Note: This relates to my Soul Awakening journey and was originally written in June 2014. I will update in future blog posts.
As I stated in the introduction of my Soul Awakening, I ran into a lot of blocks during my time with Arn. When some issues got in the way of my connecting with my cruelty, I got angry and tried to force the healing process to go the way I wanted, just as when I hit at ceiling block on day 4. I feared that I would run out of time, and have to return to the States without receiving the healing I wanted. As this fear grew, I felt a huge knot in my solar plexus.
During all this, Arn told me this was a lesson in learning to trust my heart, to trust the process, and to let go of what my ego wanted. As he was talking, Simcha, a higher aspect of my Self, suddenly appeared to me in a jungle setting, dressed in a brown jungle safari outfit, complete with 1930's pith helmet. He took on the role of my ego, and he produced a map and was yelling and screaming, pointing at our destination and saying we were going the wrong way. He then got out a red pen and scribbled all over it, highlighting places where he, as my ego, thought we had gotten off track. Amusing way to make a point.
Arn asked if I was willing to let go and trust the process, and I said yes, noticing that part of the fear of the ego letting go is that, if it takes a backseat, then I am open to mind control and manipulation. My heart told me, however, that the mind taking a backseat to the heart, with the mind not knowing what's going to happen and not being in charge, is pure creation. That is, letting the heart take charge and having the mind and ego process things later.
Arn then agreed that if I wasn't connected to my heart as I did this, or any other process, then yes, I could be open to suggestion. My ego was just protecting me, and although it allowed the process to continue, it wanted me to be mindful of letting go like that in the future.
It turned out that every single time we addressed these blocks, we actually got to our goal. We uncovered and healed not only what we had set out to, but many times, other realizations came out of the fold, filling in even more pieces of my soul's story.

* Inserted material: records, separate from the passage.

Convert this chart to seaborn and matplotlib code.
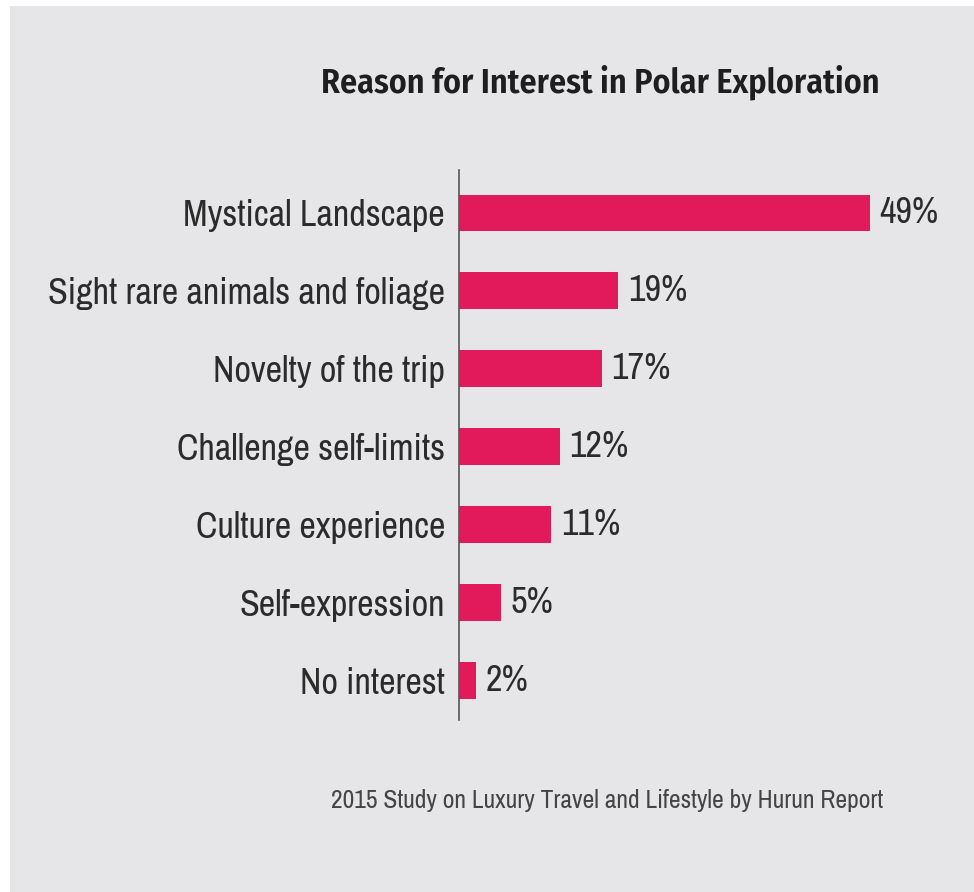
import matplotlib
matplotlib.use("Agg")
import matplotlib.pyplot as plt
import seaborn as sns
import pandas as pd

reasons = [
    "Mystical Landscape",
    "Sight rare animals and foliage",
    "Novelty of the trip",
    "Challenge self-limits",
    "Culture experience",
    "Self-expression",
    "No interest",
]
shares = [49, 19, 17, 12, 11, 5, 2]

title = "Reason for Interest in Polar Exploration"
source = "2015 Study on Luxury Travel and Lifestyle by Hurun Report"

bg = "#e6e6e8"
bar_color = "#e21a5c"
text_color = "#2b2b2b"

sns.set_theme(style="white")
plt.rcParams["font.family"] = ["Archivo Narrow", "Open Sans", "DejaVu Sans"]

df = pd.DataFrame({"reason": reasons, "share": shares})

fig = plt.figure(figsize=(9.74, 8.92), dpi=100, facecolor="white")
# gray card sitting inside a thin white margin
panel = fig.add_axes([10 / 974, 0, 964 / 974, 1 - 6 / 892])
panel.set_facecolor(bg)
panel.set_xticks([]); panel.set_yticks([])
for s in panel.spines.values():
    s.set_visible(False)

ax = fig.add_axes([459 / 974, 1 - 720 / 892, 470 / 974, 550 / 892])
ax.set_facecolor("none")
sns.barplot(data=df, x="share", y="reason", orient="h", color=bar_color,
            saturation=1, width=0.47, linewidth=0, ax=ax)

ax.set_xlim(0, 49 * 470 / 411)
ax.set_ylim(6.51, -0.55)
ax.set_xlabel(""); ax.set_ylabel("")
ax.set_xticks([])
ax.tick_params(axis="y", length=0, pad=10, labelsize=26, labelcolor=text_color)
for s in ["top", "right", "bottom"]:
    ax.spines[s].set_visible(False)
ax.spines["left"].set_color("#555555")
ax.spines["left"].set_linewidth(1.2)

ax.bar_label(ax.containers[0], labels=[f"{v}%" for v in shares],
             padding=7, fontsize=26, color=text_color)

fig.text(600 / 974, 1 - 82 / 892, title, ha="center", va="center",
         fontsize=24.5, fontweight="semibold", color="#1e1e1e",
         family=["Fira Sans Condensed", "Archivo Narrow", "DejaVu Sans"])
fig.text(607 / 974, 1 - 800 / 892, source, ha="center", va="center",
         fontsize=18.4, color="#444444")

fig.savefig("out.png", dpi=100, facecolor="white")
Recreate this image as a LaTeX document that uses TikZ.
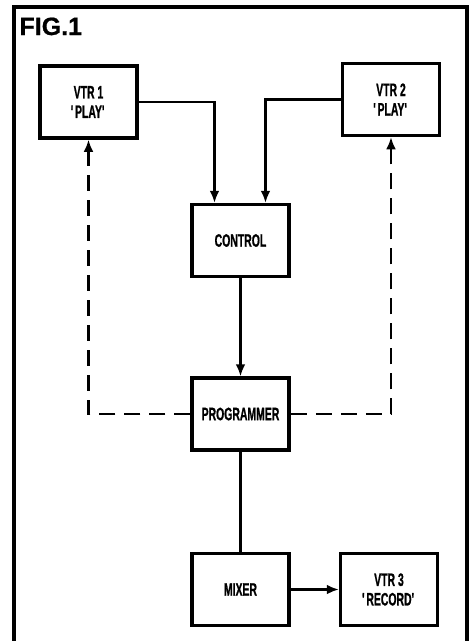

What I've dedicated myself in doing is letting go of my mind having to solve all the issues and stresses of life that come up. I move them from my mind into my heart, trusting that the most loving steps to take to resolve the issue will be made known to me. I couldn't have done this before all this healing because I felt so disconnected from my heart and from that power within me. I didn't trust at all that the 'feelings' from my heart were real, because very often they'd seem to originate from my mind anyway, faking the feelings, or perhaps even from some other 'entity'. I just didn't trust them.
It is still a risk, I realize, especially since I have spent my entire life trusting my mind more and more and my heart less and less, due to my feeling so disconnected from it. Now, I am intent on reversing this. The issue for me is, the more emotional and upset I get, the more wound up I get, and the more wound up I get, the harder it seems for me to connect with my heart. Then what do I do? Well, I try my best. And I'm learning to let go of the need to think I'm 'right' in what I choose. I've experienced over and over that no matter what choice I make, my mind usually tells me I've made the incorrect one, and I'll imagine how good my life would have been if I only chose the other path.
So when I trust my heart when I'm connected to it, my life is much less stressful and worrisome, especially as I receive gentle suggestions/urges/gut feelings on what to do. I'm very much at the beginning of this, so it's like an experiment. I'll probably falter a lot, but if I can see it like a child first learning to walk, then falling down is actually okay, especially as my intentions are pure. Just taking baby steps here.